## TASK
Working from the top of the listing below, retype each line through the line containing "LEFT, RIGHT = 0, 491", both included, with no pictures.

## INPUT MATERIAL
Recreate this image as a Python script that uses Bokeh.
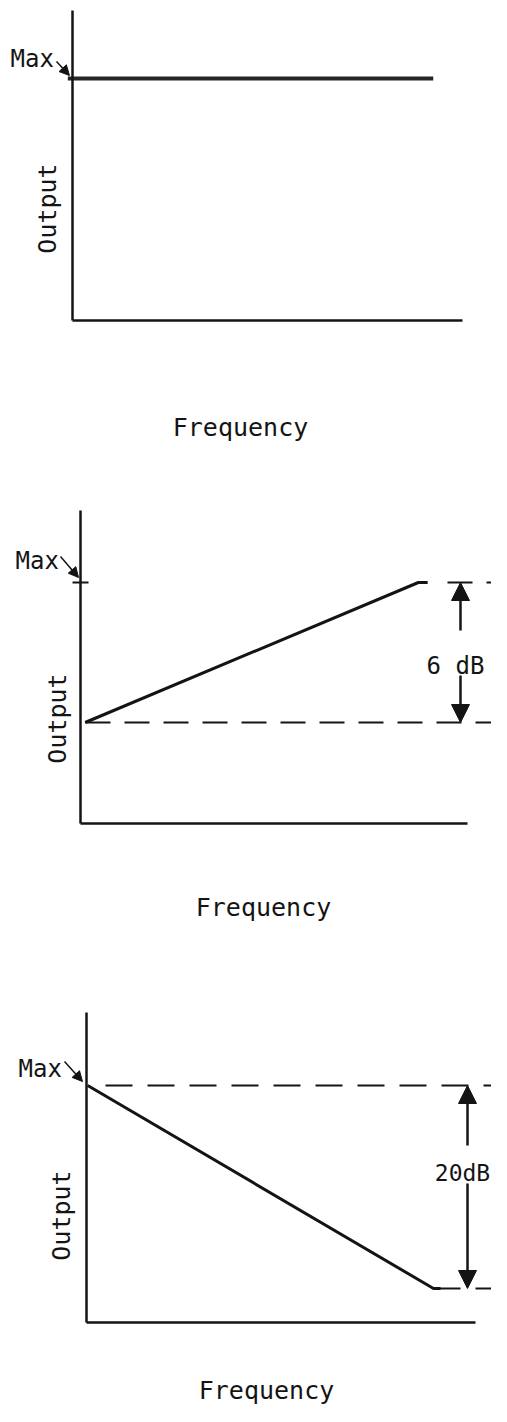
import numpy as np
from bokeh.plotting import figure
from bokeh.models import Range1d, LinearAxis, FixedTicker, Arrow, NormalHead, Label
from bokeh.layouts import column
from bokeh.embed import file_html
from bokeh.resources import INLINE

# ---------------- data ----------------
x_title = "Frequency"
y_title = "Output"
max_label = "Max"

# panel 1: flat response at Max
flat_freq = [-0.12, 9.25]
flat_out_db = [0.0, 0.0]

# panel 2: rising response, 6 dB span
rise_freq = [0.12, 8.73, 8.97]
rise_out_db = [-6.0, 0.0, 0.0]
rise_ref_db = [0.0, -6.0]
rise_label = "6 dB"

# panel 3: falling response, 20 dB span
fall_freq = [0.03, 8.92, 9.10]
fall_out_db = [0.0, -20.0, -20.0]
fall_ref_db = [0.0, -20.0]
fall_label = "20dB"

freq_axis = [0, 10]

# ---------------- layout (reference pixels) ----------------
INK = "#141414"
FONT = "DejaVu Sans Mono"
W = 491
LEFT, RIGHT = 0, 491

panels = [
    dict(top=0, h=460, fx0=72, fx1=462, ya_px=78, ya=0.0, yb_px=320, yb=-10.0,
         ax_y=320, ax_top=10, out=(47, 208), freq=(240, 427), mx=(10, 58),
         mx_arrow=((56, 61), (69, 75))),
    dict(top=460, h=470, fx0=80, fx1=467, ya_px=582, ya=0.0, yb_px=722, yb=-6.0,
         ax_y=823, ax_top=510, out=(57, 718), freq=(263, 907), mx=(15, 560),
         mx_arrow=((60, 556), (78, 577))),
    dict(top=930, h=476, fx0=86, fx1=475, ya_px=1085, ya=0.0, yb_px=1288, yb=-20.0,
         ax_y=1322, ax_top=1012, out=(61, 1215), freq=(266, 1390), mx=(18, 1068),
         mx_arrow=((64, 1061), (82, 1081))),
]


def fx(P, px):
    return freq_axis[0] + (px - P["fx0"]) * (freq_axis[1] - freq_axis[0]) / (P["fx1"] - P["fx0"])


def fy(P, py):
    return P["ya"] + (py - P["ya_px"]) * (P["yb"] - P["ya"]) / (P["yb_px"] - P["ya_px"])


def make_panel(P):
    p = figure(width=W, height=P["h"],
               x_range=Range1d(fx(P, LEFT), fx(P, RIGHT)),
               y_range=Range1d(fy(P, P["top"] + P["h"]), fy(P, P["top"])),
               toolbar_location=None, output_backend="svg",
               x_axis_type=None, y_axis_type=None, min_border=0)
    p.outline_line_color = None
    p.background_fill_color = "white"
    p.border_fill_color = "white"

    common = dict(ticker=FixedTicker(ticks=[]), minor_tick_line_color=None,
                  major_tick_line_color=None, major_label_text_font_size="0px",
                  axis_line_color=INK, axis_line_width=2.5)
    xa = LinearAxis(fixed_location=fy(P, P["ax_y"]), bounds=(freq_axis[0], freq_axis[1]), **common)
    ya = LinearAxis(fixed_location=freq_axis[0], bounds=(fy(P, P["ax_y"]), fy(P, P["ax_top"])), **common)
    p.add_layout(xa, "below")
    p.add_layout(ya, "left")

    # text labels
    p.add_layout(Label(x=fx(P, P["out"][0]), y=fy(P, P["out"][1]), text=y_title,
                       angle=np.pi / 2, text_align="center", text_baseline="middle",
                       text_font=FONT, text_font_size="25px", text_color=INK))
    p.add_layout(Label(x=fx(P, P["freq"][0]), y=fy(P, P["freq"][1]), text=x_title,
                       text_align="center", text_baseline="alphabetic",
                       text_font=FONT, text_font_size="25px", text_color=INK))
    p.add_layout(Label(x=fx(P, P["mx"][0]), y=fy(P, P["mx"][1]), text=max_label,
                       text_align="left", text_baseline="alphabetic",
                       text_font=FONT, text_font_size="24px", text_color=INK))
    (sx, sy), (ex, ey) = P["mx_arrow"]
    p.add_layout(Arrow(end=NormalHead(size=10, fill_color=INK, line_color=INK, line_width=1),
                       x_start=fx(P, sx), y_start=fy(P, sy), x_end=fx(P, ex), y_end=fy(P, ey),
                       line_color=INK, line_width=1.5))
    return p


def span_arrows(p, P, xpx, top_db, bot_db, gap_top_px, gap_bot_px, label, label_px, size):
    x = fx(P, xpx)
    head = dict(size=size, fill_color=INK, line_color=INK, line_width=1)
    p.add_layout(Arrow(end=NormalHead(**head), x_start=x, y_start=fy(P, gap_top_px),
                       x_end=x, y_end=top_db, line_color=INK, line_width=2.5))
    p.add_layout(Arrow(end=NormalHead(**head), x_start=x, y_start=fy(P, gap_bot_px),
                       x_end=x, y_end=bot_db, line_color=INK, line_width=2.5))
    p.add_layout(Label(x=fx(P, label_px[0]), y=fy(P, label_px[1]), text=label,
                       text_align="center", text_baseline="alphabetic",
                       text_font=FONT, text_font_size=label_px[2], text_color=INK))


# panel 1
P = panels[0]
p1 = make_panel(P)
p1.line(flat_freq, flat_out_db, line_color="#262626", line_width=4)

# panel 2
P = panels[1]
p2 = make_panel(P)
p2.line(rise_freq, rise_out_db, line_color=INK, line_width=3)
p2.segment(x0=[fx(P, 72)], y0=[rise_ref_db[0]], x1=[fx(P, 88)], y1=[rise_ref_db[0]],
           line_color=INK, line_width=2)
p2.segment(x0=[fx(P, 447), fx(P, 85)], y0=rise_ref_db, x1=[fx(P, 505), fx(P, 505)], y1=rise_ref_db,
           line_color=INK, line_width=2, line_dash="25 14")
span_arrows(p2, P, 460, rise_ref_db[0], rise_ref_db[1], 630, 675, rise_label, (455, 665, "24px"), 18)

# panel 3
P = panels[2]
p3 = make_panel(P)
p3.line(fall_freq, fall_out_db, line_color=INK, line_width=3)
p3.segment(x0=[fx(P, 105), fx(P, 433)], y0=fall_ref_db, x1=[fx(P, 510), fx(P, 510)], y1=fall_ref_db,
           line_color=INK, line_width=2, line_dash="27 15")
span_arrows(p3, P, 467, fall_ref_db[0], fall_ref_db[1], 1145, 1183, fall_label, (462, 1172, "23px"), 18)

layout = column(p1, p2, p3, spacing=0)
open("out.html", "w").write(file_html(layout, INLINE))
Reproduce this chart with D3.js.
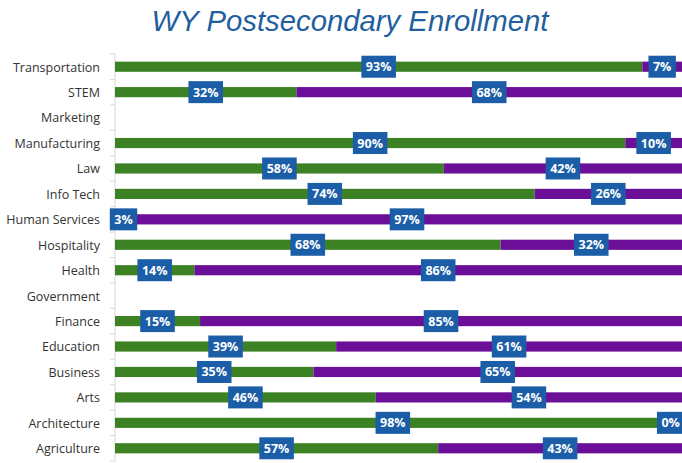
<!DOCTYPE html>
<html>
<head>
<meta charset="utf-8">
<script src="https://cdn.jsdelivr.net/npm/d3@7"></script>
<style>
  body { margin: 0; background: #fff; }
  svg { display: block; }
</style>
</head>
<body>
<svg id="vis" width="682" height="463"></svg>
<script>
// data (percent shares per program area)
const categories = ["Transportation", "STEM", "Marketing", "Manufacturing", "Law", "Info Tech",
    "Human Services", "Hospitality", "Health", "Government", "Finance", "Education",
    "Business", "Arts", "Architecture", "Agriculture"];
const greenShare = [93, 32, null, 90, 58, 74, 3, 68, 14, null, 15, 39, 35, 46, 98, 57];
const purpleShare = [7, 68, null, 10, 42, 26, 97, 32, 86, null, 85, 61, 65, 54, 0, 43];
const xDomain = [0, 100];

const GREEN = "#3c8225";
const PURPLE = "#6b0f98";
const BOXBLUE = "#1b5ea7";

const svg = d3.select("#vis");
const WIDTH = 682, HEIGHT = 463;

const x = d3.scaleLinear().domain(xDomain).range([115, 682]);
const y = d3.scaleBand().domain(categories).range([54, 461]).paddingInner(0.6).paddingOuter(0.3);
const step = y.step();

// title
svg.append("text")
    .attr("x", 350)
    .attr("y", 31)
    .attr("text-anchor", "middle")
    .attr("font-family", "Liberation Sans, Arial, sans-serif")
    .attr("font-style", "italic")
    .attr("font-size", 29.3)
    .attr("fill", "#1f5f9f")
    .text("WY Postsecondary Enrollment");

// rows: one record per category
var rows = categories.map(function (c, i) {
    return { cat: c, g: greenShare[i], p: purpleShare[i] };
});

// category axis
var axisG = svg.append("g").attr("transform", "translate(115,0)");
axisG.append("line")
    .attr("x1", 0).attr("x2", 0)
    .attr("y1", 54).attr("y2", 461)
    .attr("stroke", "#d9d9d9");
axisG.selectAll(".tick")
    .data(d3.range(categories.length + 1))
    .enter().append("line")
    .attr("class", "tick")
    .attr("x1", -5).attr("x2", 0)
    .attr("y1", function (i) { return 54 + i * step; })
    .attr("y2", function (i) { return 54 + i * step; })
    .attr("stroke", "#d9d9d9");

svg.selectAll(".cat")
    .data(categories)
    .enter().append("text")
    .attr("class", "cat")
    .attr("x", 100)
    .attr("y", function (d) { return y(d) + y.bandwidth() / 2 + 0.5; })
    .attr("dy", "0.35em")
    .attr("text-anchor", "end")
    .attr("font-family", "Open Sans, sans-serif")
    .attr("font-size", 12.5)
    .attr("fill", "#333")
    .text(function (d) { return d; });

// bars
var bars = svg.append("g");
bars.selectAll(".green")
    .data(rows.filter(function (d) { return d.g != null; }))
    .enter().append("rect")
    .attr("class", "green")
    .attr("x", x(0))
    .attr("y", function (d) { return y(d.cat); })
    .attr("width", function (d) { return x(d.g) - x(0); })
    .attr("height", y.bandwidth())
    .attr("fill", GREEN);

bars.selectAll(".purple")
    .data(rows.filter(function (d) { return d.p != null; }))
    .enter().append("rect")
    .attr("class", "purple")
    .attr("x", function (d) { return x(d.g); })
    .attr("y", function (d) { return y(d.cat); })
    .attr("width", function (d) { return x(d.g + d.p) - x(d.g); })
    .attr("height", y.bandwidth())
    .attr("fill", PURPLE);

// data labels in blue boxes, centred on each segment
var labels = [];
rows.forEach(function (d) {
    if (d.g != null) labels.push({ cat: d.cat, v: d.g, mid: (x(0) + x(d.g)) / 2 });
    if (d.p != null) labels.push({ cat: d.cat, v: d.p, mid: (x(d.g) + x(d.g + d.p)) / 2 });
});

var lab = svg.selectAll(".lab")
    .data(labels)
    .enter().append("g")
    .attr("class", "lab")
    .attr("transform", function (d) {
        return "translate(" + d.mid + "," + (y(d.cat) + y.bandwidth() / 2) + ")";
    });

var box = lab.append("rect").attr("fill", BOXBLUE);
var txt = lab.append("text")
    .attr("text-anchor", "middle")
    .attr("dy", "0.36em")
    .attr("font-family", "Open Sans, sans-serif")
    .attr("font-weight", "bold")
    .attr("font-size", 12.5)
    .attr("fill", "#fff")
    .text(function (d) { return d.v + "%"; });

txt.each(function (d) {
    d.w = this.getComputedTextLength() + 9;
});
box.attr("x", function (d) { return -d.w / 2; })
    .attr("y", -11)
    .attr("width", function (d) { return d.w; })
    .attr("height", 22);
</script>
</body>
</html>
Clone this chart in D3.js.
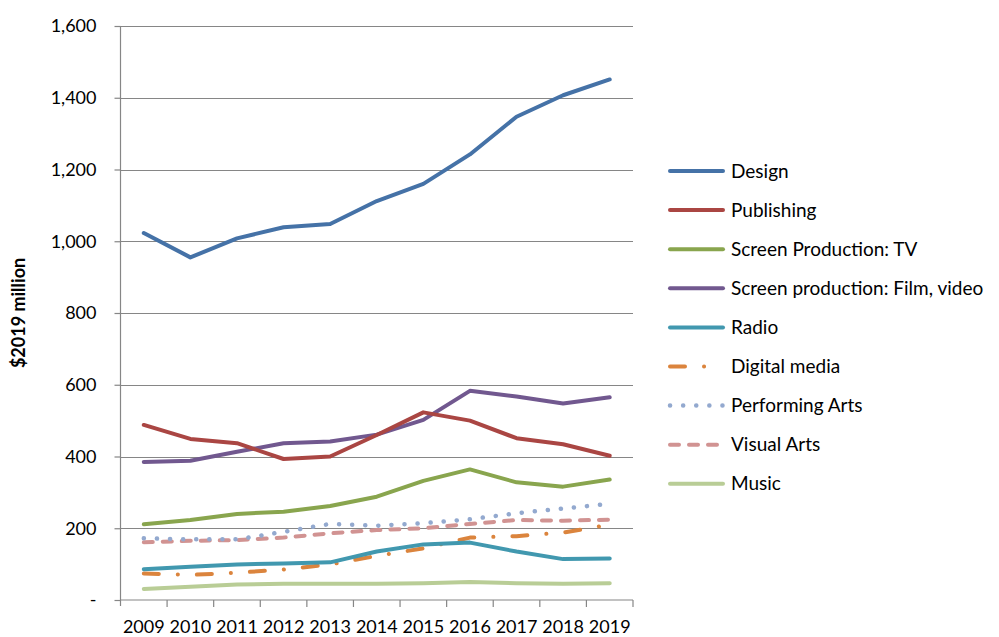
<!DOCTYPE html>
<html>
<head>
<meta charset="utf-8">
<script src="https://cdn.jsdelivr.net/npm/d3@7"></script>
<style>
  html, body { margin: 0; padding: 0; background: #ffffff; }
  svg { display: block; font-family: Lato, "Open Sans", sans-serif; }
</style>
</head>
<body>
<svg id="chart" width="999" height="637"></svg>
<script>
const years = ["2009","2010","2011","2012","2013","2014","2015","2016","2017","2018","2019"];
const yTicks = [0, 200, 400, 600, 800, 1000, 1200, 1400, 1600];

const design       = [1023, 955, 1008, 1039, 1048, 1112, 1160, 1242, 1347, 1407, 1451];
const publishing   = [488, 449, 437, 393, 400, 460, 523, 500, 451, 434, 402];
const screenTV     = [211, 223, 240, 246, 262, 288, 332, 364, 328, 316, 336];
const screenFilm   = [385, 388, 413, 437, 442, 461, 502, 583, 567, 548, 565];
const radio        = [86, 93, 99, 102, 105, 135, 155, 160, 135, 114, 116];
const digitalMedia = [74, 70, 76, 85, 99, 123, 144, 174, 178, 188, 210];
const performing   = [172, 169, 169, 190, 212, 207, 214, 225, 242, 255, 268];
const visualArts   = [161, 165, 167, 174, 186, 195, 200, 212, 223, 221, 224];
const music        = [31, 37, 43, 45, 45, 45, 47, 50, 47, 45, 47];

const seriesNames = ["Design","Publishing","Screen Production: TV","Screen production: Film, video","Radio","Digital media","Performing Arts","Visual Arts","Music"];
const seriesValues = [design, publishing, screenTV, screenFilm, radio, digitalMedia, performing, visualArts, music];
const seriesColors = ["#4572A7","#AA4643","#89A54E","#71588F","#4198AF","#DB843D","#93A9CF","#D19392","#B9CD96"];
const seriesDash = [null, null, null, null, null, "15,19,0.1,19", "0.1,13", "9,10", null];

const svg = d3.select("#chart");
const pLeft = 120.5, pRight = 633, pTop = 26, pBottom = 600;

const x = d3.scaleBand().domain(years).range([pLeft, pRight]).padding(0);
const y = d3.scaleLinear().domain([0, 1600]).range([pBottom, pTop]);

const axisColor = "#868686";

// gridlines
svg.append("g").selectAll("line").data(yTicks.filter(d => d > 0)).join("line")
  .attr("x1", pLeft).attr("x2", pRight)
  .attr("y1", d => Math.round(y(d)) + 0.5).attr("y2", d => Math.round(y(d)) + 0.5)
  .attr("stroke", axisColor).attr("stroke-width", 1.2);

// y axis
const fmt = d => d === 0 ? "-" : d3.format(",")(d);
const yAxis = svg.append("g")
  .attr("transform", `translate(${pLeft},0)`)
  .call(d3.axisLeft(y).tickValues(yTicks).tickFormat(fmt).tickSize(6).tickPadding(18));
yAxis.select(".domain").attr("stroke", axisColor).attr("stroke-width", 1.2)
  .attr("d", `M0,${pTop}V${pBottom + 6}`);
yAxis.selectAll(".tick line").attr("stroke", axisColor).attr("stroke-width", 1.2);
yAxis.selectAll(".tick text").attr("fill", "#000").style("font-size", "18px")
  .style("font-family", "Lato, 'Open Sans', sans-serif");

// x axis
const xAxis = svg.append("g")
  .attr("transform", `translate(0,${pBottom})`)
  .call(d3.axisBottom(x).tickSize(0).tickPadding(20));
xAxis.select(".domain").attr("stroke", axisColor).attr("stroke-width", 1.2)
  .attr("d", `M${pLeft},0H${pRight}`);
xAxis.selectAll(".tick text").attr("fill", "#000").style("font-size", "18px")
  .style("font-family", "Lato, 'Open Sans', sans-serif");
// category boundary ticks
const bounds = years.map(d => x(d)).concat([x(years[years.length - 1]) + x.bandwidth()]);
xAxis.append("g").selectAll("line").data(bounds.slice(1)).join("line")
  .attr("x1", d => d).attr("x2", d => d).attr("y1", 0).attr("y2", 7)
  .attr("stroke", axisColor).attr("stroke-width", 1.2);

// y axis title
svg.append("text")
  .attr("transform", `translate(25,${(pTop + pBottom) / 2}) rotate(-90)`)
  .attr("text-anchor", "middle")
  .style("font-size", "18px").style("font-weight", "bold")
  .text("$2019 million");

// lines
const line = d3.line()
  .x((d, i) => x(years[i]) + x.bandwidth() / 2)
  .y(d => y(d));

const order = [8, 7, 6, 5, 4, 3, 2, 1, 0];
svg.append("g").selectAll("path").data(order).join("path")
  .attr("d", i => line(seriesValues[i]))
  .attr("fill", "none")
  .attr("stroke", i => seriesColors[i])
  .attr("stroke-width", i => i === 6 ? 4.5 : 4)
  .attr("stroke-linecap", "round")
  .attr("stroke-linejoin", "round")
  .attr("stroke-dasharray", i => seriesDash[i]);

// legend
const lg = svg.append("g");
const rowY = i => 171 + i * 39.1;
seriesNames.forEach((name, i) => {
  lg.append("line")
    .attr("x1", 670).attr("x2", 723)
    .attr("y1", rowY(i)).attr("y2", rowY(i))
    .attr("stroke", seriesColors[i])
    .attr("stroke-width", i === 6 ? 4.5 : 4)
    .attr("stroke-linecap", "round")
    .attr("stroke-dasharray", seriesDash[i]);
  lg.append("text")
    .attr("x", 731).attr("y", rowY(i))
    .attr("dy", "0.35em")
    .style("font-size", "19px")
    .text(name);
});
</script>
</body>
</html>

## RESULT FOR THIS TASK
Recreate this image as a Python script that uses Bokeh.
import numpy as np
from bokeh.plotting import figure
from bokeh.models import Range1d, LinearAxis, FixedTicker, Arrow, NormalHead, Label
from bokeh.layouts import column
from bokeh.embed import file_html
from bokeh.resources import INLINE

# ---------------- data ----------------
x_title = "Frequency"
y_title = "Output"
max_label = "Max"

# panel 1: flat response at Max
flat_freq = [-0.12, 9.25]
flat_out_db = [0.0, 0.0]

# panel 2: rising response, 6 dB span
rise_freq = [0.12, 8.73, 8.97]
rise_out_db = [-6.0, 0.0, 0.0]
rise_ref_db = [0.0, -6.0]
rise_label = "6 dB"

# panel 3: falling response, 20 dB span
fall_freq = [0.03, 8.92, 9.10]
fall_out_db = [0.0, -20.0, -20.0]
fall_ref_db = [0.0, -20.0]
fall_label = "20dB"

freq_axis = [0, 10]

# ---------------- layout (reference pixels) ----------------
INK = "#141414"
FONT = "DejaVu Sans Mono"
W = 491
LEFT, RIGHT = 0, 491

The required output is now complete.